The first entry of the returned vector corresponds with a 0-year old of Gender=M (index 0) and the **fourth** corresponds with a 0 year old of gender F (index 1).

In the next 3D example we will demonstrate the use a non-zero **offset**.

In [9]:
values3D = np.array([
                     [[0.1, 0.2, 0.3],
                      [1.1, 1.2, 1.3]],
                   
                     [[-0.1, -0.2, -0.3],
                      [-1.1, -1.2, -1.3]]
])

We want to use the risk factor *CalendarYear* and the example is meant such that the first dimension corresponds
with the CalendarYear 2019 (this is the first group of six values above) and the second with 2020 (second group of six values).
Furthermore, the second dimension is gender and the third age where this time the ages are supposed to start at 20.

In [10]:
std_prvdr_3d = act.StandardRateProvider(rfs=[act.CRiskFactors.CalendarYear, act.CRiskFactors.Gender, act.CRiskFactors.Age], 
                                        values=values3D,
                                        offsets=np.array([2019, 0, 20], dtype=int))

In [11]:
ages = np.array([20, 20, 21, 20, 22], dtype=int)
genders = np.array([Gender.M, Gender.F, Gender.M, Gender.F, Gender.M], dtype=int)
calendaryears = np.array([2019, 2019, 2020, 2020, 2020], dtype=int)

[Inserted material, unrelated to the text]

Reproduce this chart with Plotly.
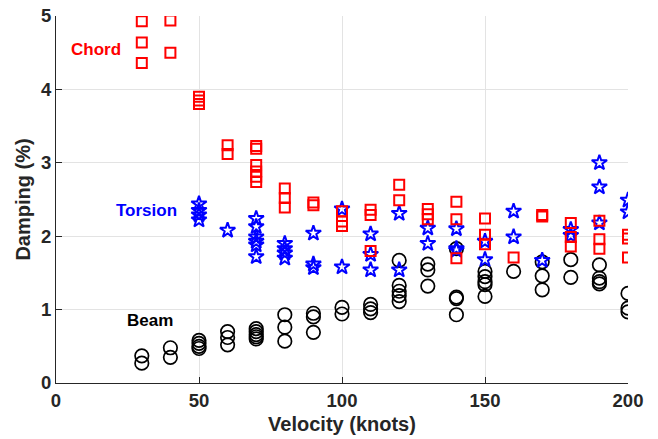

std_prvdr_3d.get_rates(len(ages), age=ages, gender=genders, calendaryear=calendaryears)

array([ 0.1,  1.1, -0.2, -1.1, -0.3])

The third value returned (-0.2) is parametrized with age=21, gender=M and calendaryear=2020. Therefore, in view of the offset of 2019 the calendaryear implies it must be read off from
the second group of six values, then in the first row (gender M) and the second column (age=21 with offset of 20). There we find -0.2 as expected.

Currently the dimension of the data is restricted to four or below.